Публикация эта описывала ситуацию в колониях гораздо точнее, чем три предыдущих. Земля, на которой невозможно заниматься земледелием; холод, дороговизна, воровство и грабежи; странные, непонятные европейцу нравы и привычки местных жителей — со всем этим ежедневно сталкивались служившие в Америке российские сотрудники компании. «Тайна компании», таким образом, была явлена миру.
О мотивах, побудивших Греча и Булгарина напечатать эту статью, можно только догадываться. Возможно, Булгарина задело, что Рылеев не помирился с ним после публикации Греча. Возможно, сыграли роль особенности булгаринского характера, его «дерзость» и «горячность», а заодно и стремление наказать Рылеева, не пожелавшего мириться.
Для Рылеева это был сильный удар. Из его частной переписки следует, что все первые месяцы 1825 года он занимался подготовкой к важнейшему событию — общему собранию акционеров Российско-американской компании. На повестке дня стояли вопросы о балансе компании, ее экономических потерях, положении в колониях и т. п.{626} На собрании вполне мог быть поставлен вопрос о правителе дел, так и не сумевшем создать в периодической печати положительный имидж компании.

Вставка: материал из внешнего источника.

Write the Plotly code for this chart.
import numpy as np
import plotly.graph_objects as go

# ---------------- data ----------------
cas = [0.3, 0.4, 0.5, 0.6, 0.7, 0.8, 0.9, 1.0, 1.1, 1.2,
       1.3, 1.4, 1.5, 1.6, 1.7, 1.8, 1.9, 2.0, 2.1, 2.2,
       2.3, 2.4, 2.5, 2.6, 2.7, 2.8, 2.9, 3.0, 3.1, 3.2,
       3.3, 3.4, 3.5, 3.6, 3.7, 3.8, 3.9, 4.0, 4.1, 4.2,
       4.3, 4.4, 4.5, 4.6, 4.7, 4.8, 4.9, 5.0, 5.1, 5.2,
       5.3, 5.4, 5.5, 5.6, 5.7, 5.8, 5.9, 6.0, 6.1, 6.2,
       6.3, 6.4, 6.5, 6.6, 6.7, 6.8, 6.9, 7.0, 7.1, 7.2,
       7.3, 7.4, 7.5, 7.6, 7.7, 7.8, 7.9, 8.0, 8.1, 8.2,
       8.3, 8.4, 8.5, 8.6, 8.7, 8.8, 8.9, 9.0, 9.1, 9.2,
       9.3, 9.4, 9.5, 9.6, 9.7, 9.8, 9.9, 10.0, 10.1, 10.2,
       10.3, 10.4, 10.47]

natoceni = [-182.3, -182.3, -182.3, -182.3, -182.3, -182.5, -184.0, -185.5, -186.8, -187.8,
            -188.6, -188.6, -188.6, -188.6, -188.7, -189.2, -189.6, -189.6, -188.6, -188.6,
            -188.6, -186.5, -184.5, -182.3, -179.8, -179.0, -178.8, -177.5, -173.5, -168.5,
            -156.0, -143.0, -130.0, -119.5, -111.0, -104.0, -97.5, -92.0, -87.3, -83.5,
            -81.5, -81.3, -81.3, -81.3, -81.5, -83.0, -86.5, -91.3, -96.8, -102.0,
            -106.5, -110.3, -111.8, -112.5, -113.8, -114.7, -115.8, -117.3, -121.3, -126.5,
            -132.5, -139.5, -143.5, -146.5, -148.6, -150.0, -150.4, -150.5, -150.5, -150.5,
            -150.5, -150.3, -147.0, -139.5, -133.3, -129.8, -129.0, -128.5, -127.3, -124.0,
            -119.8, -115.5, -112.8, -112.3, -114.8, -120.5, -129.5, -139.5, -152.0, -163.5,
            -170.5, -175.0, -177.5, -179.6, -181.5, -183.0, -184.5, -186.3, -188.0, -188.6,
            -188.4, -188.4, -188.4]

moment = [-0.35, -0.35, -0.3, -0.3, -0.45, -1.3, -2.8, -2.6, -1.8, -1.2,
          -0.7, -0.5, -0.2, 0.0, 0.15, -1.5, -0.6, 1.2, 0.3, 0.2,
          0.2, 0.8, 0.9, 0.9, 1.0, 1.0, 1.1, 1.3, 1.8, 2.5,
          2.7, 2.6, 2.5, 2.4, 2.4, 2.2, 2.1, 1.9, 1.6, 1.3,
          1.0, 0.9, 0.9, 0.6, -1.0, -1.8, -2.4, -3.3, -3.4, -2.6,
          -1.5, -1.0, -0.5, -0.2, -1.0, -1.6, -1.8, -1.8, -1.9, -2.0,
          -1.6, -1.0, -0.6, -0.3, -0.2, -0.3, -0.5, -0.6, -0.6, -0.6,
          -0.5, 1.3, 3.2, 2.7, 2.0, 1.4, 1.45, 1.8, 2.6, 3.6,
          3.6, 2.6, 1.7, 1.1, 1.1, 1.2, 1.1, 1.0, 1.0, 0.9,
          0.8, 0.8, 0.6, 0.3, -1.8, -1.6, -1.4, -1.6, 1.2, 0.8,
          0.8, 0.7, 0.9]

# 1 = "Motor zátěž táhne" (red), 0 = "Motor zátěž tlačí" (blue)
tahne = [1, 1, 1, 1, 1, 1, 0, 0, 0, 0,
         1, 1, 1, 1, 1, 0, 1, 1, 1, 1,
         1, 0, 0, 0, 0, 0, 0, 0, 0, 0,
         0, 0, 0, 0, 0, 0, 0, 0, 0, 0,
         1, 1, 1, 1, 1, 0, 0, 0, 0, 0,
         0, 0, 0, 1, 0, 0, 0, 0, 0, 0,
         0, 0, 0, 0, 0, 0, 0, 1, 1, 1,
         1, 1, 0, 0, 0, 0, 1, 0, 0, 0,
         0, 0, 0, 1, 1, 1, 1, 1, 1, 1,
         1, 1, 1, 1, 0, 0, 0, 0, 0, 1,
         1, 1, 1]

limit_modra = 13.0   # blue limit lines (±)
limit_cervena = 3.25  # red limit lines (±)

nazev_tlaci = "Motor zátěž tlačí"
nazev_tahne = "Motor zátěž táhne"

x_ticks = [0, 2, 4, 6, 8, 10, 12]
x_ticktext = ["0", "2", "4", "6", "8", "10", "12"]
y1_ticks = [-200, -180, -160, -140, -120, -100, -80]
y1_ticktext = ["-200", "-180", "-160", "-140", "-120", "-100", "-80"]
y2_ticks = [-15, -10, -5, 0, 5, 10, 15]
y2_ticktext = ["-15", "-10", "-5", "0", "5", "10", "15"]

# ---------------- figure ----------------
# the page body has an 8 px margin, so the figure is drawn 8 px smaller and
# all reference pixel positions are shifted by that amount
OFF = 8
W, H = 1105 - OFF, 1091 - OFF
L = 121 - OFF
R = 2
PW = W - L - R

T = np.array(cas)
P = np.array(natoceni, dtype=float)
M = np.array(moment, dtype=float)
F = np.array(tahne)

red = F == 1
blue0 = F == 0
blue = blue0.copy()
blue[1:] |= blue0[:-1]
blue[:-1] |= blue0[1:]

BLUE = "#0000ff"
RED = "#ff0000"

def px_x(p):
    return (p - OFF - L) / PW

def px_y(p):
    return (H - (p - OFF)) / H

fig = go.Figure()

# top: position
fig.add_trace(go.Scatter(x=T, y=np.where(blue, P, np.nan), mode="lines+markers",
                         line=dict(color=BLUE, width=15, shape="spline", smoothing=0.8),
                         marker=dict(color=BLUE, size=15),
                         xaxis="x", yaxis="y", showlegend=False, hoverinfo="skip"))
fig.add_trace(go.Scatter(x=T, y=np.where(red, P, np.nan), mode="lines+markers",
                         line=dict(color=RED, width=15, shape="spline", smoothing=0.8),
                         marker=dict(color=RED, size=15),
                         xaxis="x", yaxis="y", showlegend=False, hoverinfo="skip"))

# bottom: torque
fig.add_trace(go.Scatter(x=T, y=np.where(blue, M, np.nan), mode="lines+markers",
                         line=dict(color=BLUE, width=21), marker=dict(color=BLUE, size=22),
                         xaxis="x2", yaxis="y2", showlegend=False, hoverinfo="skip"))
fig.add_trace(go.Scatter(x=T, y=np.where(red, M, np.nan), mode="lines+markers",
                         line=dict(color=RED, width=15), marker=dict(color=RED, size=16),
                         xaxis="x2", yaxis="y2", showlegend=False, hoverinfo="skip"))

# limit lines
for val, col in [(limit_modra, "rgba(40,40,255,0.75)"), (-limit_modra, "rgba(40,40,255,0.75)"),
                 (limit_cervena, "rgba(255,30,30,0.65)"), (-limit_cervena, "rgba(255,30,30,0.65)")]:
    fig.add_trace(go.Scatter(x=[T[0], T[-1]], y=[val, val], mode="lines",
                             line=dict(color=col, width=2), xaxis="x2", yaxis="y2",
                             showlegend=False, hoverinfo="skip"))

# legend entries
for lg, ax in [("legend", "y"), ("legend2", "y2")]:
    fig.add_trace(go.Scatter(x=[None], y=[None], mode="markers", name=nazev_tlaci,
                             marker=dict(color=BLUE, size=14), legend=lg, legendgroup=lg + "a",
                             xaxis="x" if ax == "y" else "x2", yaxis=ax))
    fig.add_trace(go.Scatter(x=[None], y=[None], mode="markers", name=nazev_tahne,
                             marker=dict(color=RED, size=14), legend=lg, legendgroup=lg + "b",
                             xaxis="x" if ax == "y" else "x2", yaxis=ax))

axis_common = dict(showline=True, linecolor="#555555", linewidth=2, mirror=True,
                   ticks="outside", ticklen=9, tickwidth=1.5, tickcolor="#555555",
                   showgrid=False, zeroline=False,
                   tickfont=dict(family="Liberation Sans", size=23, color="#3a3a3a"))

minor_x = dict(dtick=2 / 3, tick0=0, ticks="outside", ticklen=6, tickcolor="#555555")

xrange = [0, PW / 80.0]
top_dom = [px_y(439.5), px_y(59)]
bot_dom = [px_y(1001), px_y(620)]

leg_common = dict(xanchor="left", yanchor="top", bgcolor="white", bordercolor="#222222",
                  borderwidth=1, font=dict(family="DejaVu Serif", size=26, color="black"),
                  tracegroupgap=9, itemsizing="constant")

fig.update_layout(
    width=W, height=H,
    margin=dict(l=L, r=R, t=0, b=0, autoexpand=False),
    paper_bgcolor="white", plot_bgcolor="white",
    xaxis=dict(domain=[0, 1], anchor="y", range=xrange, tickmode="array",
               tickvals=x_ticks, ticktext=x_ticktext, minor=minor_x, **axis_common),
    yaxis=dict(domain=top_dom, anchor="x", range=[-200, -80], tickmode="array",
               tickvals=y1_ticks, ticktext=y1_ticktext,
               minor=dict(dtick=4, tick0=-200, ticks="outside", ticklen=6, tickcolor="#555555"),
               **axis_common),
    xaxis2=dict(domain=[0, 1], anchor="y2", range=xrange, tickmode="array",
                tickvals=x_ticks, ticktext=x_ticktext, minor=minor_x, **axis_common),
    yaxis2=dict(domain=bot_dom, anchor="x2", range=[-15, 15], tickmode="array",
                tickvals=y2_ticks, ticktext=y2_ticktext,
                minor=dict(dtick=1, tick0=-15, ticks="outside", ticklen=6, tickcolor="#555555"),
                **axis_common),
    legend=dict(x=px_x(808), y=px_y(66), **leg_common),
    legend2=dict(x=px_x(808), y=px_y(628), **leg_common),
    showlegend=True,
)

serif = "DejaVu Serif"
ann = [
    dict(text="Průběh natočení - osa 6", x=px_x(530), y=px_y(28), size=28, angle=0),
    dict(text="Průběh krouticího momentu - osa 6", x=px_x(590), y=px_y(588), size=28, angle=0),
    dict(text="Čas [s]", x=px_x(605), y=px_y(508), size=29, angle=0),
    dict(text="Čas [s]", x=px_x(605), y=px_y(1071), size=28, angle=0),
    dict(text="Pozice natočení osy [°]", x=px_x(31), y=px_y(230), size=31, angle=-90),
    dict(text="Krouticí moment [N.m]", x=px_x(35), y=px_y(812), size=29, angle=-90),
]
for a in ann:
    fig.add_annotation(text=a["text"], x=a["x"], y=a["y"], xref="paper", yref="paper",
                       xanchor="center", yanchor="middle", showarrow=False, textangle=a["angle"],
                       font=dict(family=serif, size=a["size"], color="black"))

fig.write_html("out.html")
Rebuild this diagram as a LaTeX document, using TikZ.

О собрании, намеченном на 18 марта, Булгарин знал, ибо тоже был акционером Российско-американской компании с правом решающего голоса.
И, естественно, издатель «Пчелы» даже представить себе не мог, что Рылеев пожалуется на него в цензуру: именно в это время, в феврале 1825 года, цензурирование проходила третья книжка «Полярной звезды» (разрешение печатать ее было получено 20 марта), а работавший с ней пресловутый Бируков был давним булгаринским приятелем{627}.
Но Булгарин, по-видимому, недооценил Рылеева. Пост правителя дел оказался для него в тот момент важнее, чем судьба альманаха. В истории с «антикомпанейской» статьей Рылеев выступил вовсе не как поэт, издатель и участник политического заговора — он выступил как чиновник, наделенный официальной властью и немалыми связями: его жалоба поступила в цензурный комитет непосредственно в день выхода «Северной пчелы» с этой статьей. Донос явно писался Рылеевым наспех: строки о том, что «медика» «около двух лет на службе в колониях не имеется», дезавуировали первую публикацию об успехах в привитии коровьей оспы местным жителям.
Разбирательство в цензурном комитете было по тому времени необычно быстрым — оно заняло меньше двух недель. От Булгарина и Греча потребовали объяснений. Они утверждали, что не имели желания нанести вред компании, а статья — всего лишь перепечатка из «Остзейских ведомостей». Однако цензурный комитет не стал разбираться в том, каким образом эта статья попала в рижскую газету и кто ее написал. Собственно, Рылеев этого и не требовал — он желал только наказать строптивых издателей «Северной пчелы».
Двадцать шестого февраля комитет официально ответил правителю дел: «На отношение канцелярии главного правления Российско-американской компании от 14 сего февраля о неодобрении к напечатанию статей, касающихся до компании или ее колоний, без предварительного согласия на то канцелярии главного правления, — С[анкт]-П[етер]бургский цензурный комитет имеет честь отвечать, что оным комитетом положено поступать впредь согласно с отношением канцелярии главного правления. Вследствие сего Комитет отнесся к гг. издателям “Северной пчелы” коллежскому советнику Гречу и отставному капитану Булгарину с подтверждением, чтобы они впредь не присылали в цензуру никаких даже и переведенных с иностранных языков статей, до оной компании или колоний ее касающихся, без приложения компанейской печати и подписи кого-либо из чиновников канцелярии»{628}. Издателям «Северной пчелы» было предписано дать опровержение.
Однако опровержение в «Северной пчеле» так и не появилось, а отношения Рылеева с ее издателем вскоре восстановились. Методы, с помощью которых Булгарину удалось этого достигнуть, свидетельствуют: отставной капитан был тонким психологом, прекрасно понимавшим особенности характера и мироощущения Рылеева. Собственно, печатным ответом Булгарина на обращение Рылеева в цензурное ведомство можно считать рецензию на поэму «Войнаровский».